Democratic strategist Joe Trippi, meanwhile, calls Murphy “one of the Republican consultants that I worry about if he’s working for the opposing campaign.”
Yet Murphy, who runs Right to Rise from Los Angeles and hobnobs in Hollywood while working on screenplays and other projects, was ostensibly retired from American politics when he officially joined Team Bush last summer.
Before that, his last campaign was in 2010, when he helped steer Republican gubernatorial candidate Meg Whitman, the super-rich co-founder of eBay, to a $178.5 million self-funded defeat against former California Gov. Jerry Brown’s parsimonious $36 million juggernaut.
Trippi, who advised Brown six years ago, has a sense of déjà vu as he watches the progress of Right to Rise.
“The thing that was clear to me about the Meg Whitman campaign is that they had way too much money,” Trippi told The Daily Beast. “It was as if they never worried what would happen when they ran out. It allowed them to start way early with TV and mail and everything. There didn’t seem to be any coherent strategy, other than ‘We’re just going to go with volume.’”
Murphy might argue that Whitman had to get through an expensive and ugly primary race against tech entrepreneur Steve Poizner, a wealthy candidate whose strategist, coincidentally, was Stuart Stevens.

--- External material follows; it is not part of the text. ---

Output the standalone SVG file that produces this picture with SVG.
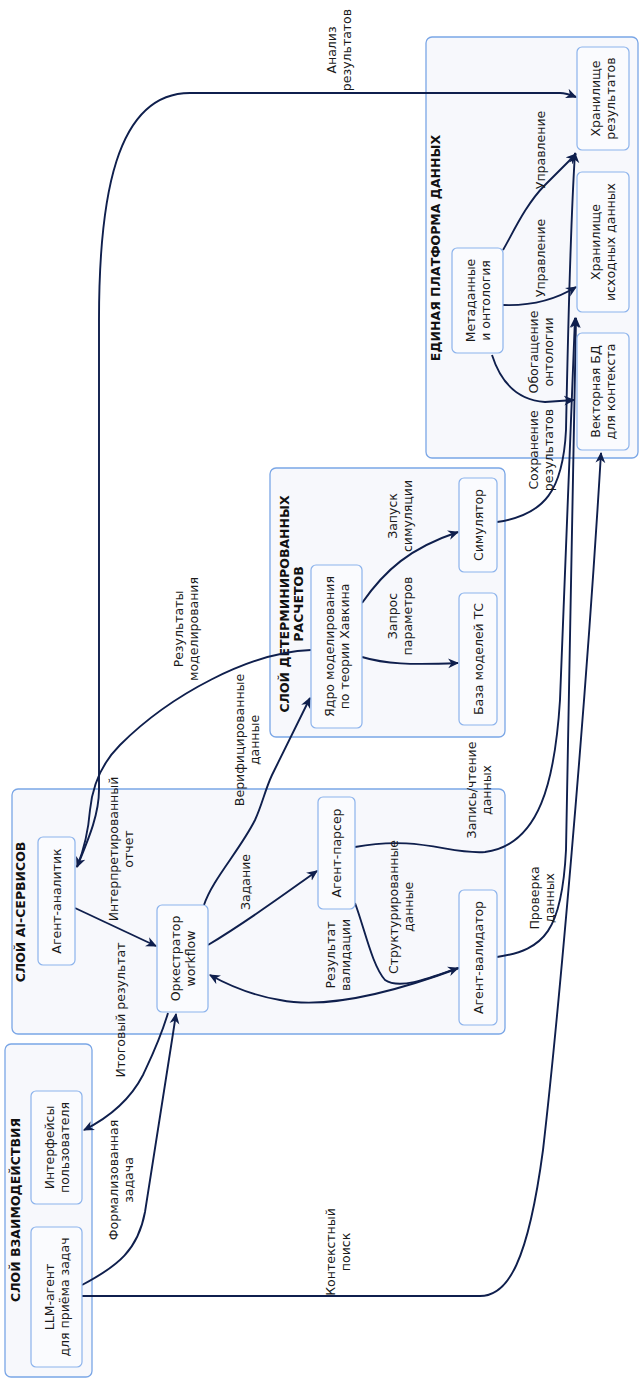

“If you have so much money, you don’t have to be strategically careful,” Trippi added. “If somebody walks in and gives the four things you can do, you do all of them, because you have the money, but you don’t have the strategic discipline.”
Trippi, who managed then-Vermont governor Howard Dean’s front-running 2014 primary campaign until Dean lost in Iowa and emitted his notorious scream, said he empathizes with Murphy’s current predicament.
“I was the conquering hero all the way up, I was a genius, the swami guru, and amazing,” Trippi recalled, “and then suddenly, after the scream, I turned into the blithering idiot who blew it.”
Whether Murphy meets a similar fate will be determined in South Carolina.